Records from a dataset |
## BEGIN
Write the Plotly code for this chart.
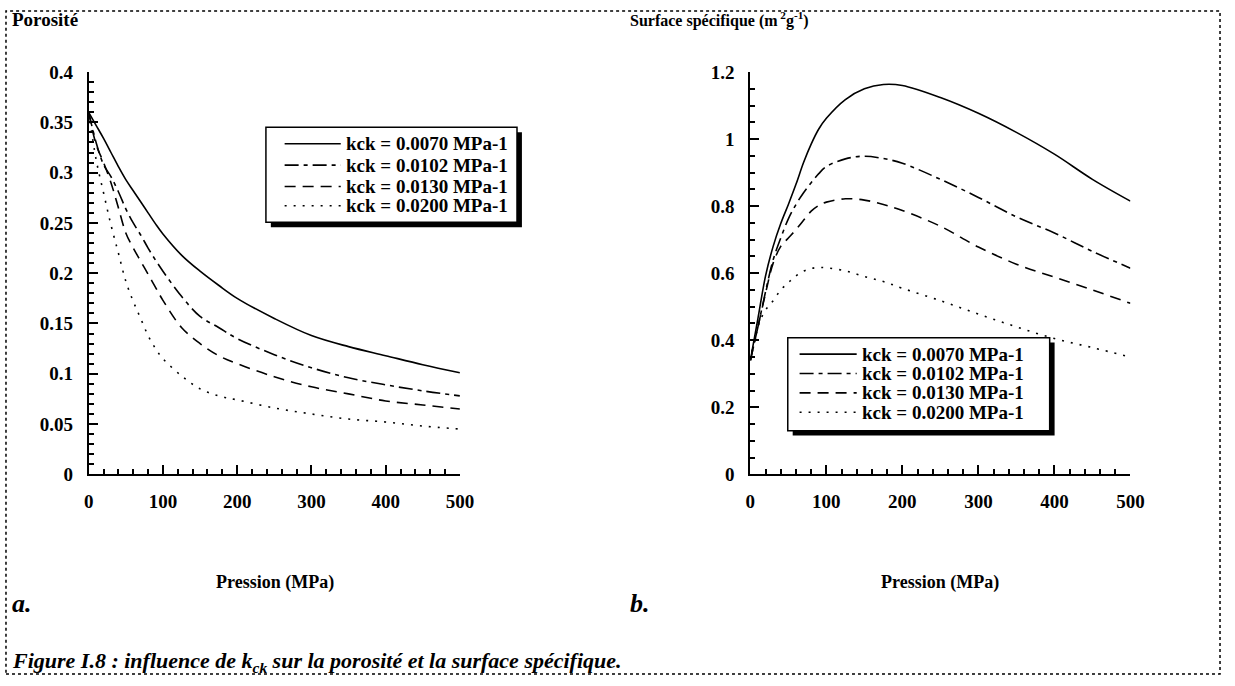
# Influence de kck sur la porosité et la surface spécifique (figure I.8)
import plotly.graph_objects as go

# ── DATA ────────────────────────────────────────────────────
pression = [0, 10, 20, 30, 40, 50, 60, 70, 80, 90, 100,
            125, 150, 175, 200, 250, 300, 350, 400, 450, 500]

kck_labels = ["kck = 0.0070 MPa-1", "kck = 0.0102 MPa-1",
              "kck = 0.0130 MPa-1", "kck = 0.0200 MPa-1"]

# porosité (fig. a)
poro_0070 = [0.360, 0.347, 0.334, 0.320, 0.306, 0.293, 0.282, 0.271, 0.260, 0.249, 0.239,
             0.218, 0.202, 0.188, 0.175, 0.155, 0.138, 0.127, 0.118, 0.109, 0.101]
poro_0102 = [0.360, 0.330, 0.308, 0.296, 0.281, 0.264, 0.250, 0.238, 0.225, 0.213, 0.202,
             0.177, 0.157, 0.146, 0.135, 0.119, 0.106, 0.096, 0.089, 0.083, 0.078]
poro_0130 = [0.360, 0.328, 0.310, 0.290, 0.265, 0.240, 0.225, 0.212, 0.199, 0.186, 0.173,
             0.146, 0.130, 0.118, 0.110, 0.097, 0.087, 0.080, 0.073, 0.069, 0.065]
poro_0200 = [0.360, 0.313, 0.280, 0.248, 0.220, 0.192, 0.172, 0.155, 0.138, 0.125, 0.115,
             0.098, 0.085, 0.078, 0.074, 0.066, 0.060, 0.055, 0.052, 0.048, 0.045]

# surface spécifique (fig. b)
surf_0070 = [0.340, 0.465, 0.592, 0.680, 0.748, 0.805, 0.865, 0.930, 0.985, 1.030, 1.062,
             1.118, 1.150, 1.163, 1.160, 1.124, 1.077, 1.020, 0.955, 0.880, 0.815]
surf_0102 = [0.340, 0.440, 0.545, 0.640, 0.705, 0.762, 0.805, 0.840, 0.870, 0.897, 0.918,
             0.941, 0.949, 0.942, 0.928, 0.880, 0.826, 0.768, 0.720, 0.665, 0.615]
surf_0130 = [0.340, 0.440, 0.540, 0.630, 0.680, 0.705, 0.730, 0.758, 0.785, 0.802, 0.812,
             0.822, 0.818, 0.805, 0.787, 0.740, 0.678, 0.627, 0.588, 0.550, 0.510]
surf_0200 = [0.340, 0.442, 0.490, 0.518, 0.550, 0.572, 0.592, 0.606, 0.614, 0.617, 0.616,
             0.607, 0.590, 0.575, 0.555, 0.518, 0.478, 0.440, 0.405, 0.378, 0.350]

# ── STYLE ───────────────────────────────────────────────────
W, H = 1235, 686
FONT = "Liberation Serif"
dashes = ["solid", "14px,5px,4px,5px", "11px,7px", "2px,7px"]

def px(x):  return x / W
def py(y):  return 1 - y / H

fig = go.Figure()

poro = [poro_0070, poro_0102, poro_0130, poro_0200]
surf = [surf_0070, surf_0102, surf_0130, surf_0200]

for i, lab in enumerate(kck_labels):
    fig.add_trace(go.Scatter(x=pression, y=poro[i], mode="lines", name=lab, showlegend=False,
                             line=dict(color="black", width=1.6, dash=dashes[i], shape="spline"),
                             xaxis="x", yaxis="y"))
for i, lab in enumerate(kck_labels):
    fig.add_trace(go.Scatter(x=pression, y=surf[i], mode="lines", name=lab, showlegend=False,
                             line=dict(color="black", width=1.6, dash=dashes[i], shape="spline"),
                             xaxis="x2", yaxis="y2"))

tickfont = dict(family=FONT, size=19, color="black", weight="bold")
common = dict(showline=True, linecolor="black", linewidth=2, showgrid=False, zeroline=False,
              ticks="inside", ticklen=9, tickwidth=2, tickcolor="black", tickfont=tickfont)

xa = dict(common, range=[0, 500], dtick=100, ticklabelstandoff=9,
          minor=dict(ticks="inside", dtick=20, ticklen=5, tickwidth=1.5, tickcolor="black"))

fig.update_layout(
    width=W, height=H,
    margin=dict(l=0, r=0, t=0, b=0),
    paper_bgcolor="white", plot_bgcolor="white",
    showlegend=False,
    xaxis=dict(xa, domain=[px(85), px(462)], anchor="y"),
    yaxis=dict(common, range=[0, 0.4], dtick=0.05, domain=[py(479), py(64)], anchor="x",
               ticklabelstandoff=10,
               minor=dict(ticks="inside", dtick=0.01, ticklen=5, tickwidth=1.5, tickcolor="black")),
    xaxis2=dict(xa, domain=[px(757), px(1143)], anchor="y2"),
    yaxis2=dict(common, range=[0, 1.2], dtick=0.2, domain=[py(479), py(64)], anchor="x2",
                ticklabelstandoff=10,
                minor=dict(ticks="inside", dtick=0.05, ticklen=5, tickwidth=1.5, tickcolor="black")),
)

def txt(x, y, s, size, italic=False, xanchor="left"):
    fig.add_annotation(x=px(x), y=py(y), xref="paper", yref="paper", text=s, showarrow=False,
                       xanchor=xanchor, yanchor="middle",
                       font=dict(family=FONT, size=size, color="black", weight="bold",
                                 style="italic" if italic else "normal"))

# legends drawn by hand: box with drop shadow, line keys, labels
shapes = []
def legend_box(x0, y0, x1, y1, rows, key_x0, key_x1, text_x):
    shapes.append(dict(type="rect", xref="paper", yref="paper",
                       x0=px(x0 + 5), x1=px(x1 + 5), y0=py(y1 + 5), y1=py(y0 + 5),
                       fillcolor="black", line=dict(width=0), layer="above"))
    shapes.append(dict(type="rect", xref="paper", yref="paper",
                       x0=px(x0), x1=px(x1), y0=py(y1), y1=py(y0),
                       fillcolor="white", line=dict(color="black", width=1.5), layer="above"))
    for i, ry in enumerate(rows):
        shapes.append(dict(type="line", xref="paper", yref="paper",
                           x0=px(key_x0), x1=px(key_x1), y0=py(ry), y1=py(ry),
                           line=dict(color="black", width=1.6, dash=dashes[i]), layer="above"))
        txt(text_x, ry, kck_labels[i], 19)

legend_box(265, 121, 520, 219, [138, 160, 182, 202], 284, 341, 344)
legend_box(795, 338, 1061, 434, [355, 375, 395, 415], 807, 865, 868)

# dotted frame round the whole figure
shapes.append(dict(type="rect", xref="paper", yref="paper", x0=px(1), x1=px(1234), y0=py(685), y1=py(1),
                   line=dict(color="black", width=1.5, dash="dot")))
fig.update_layout(shapes=shapes)

txt(5, 10, "Porosité", 19)
txt(633, 10, "Surface spécifique (m<sup> 2</sup>g<sup>-1</sup>)", 16)
txt(274, 591, "Pression (MPa)", 18, xanchor="center")
txt(950, 591, "Pression (MPa)", 18, xanchor="center")
txt(5, 612, "a.", 26, italic=True)
txt(633, 612, "b.", 26, italic=True)
txt(5, 673, "Figure I.8 : influence de k<sub>ck</sub> sur la porosité et la surface spécifique.", 22, italic=True)

fig.write_html("out.html", config={"displayModeBar": False},
               post_script="document.body.style.margin='0px';")
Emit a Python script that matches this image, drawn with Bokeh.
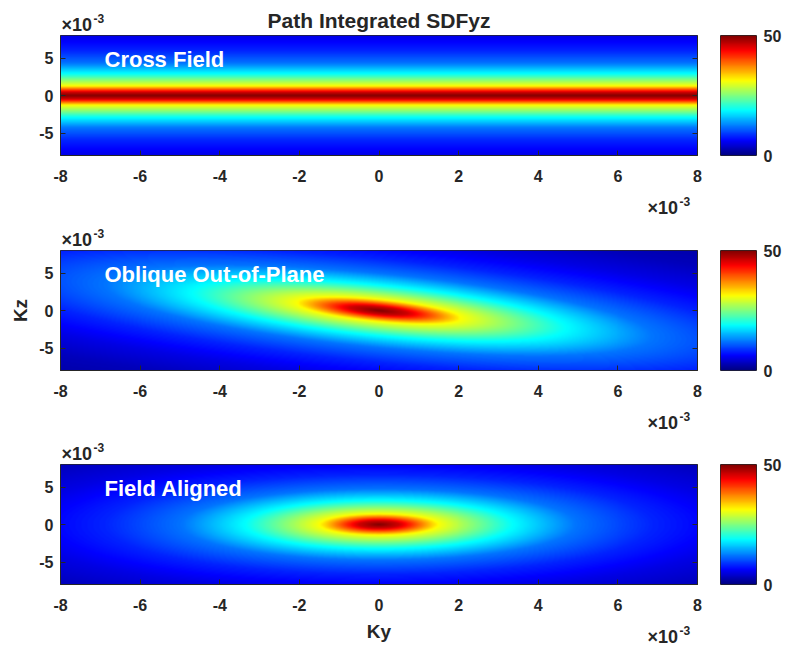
## END
Task instructions | Skip the pictures. Restate exactly the lines from the start of the entries through the line containing "0.052, 0.048, 0.045]", both ends included.

Finished answer |
Write the Plotly code for this chart.
# Influence de kck sur la porosité et la surface spécifique (figure I.8)
import plotly.graph_objects as go

# ── DATA ────────────────────────────────────────────────────
pression = [0, 10, 20, 30, 40, 50, 60, 70, 80, 90, 100,
            125, 150, 175, 200, 250, 300, 350, 400, 450, 500]

kck_labels = ["kck = 0.0070 MPa-1", "kck = 0.0102 MPa-1",
              "kck = 0.0130 MPa-1", "kck = 0.0200 MPa-1"]

# porosité (fig. a)
poro_0070 = [0.360, 0.347, 0.334, 0.320, 0.306, 0.293, 0.282, 0.271, 0.260, 0.249, 0.239,
             0.218, 0.202, 0.188, 0.175, 0.155, 0.138, 0.127, 0.118, 0.109, 0.101]
poro_0102 = [0.360, 0.330, 0.308, 0.296, 0.281, 0.264, 0.250, 0.238, 0.225, 0.213, 0.202,
             0.177, 0.157, 0.146, 0.135, 0.119, 0.106, 0.096, 0.089, 0.083, 0.078]
poro_0130 = [0.360, 0.328, 0.310, 0.290, 0.265, 0.240, 0.225, 0.212, 0.199, 0.186, 0.173,
             0.146, 0.130, 0.118, 0.110, 0.097, 0.087, 0.080, 0.073, 0.069, 0.065]
poro_0200 = [0.360, 0.313, 0.280, 0.248, 0.220, 0.192, 0.172, 0.155, 0.138, 0.125, 0.115,
             0.098, 0.085, 0.078, 0.074, 0.066, 0.060, 0.055, 0.052, 0.048, 0.045]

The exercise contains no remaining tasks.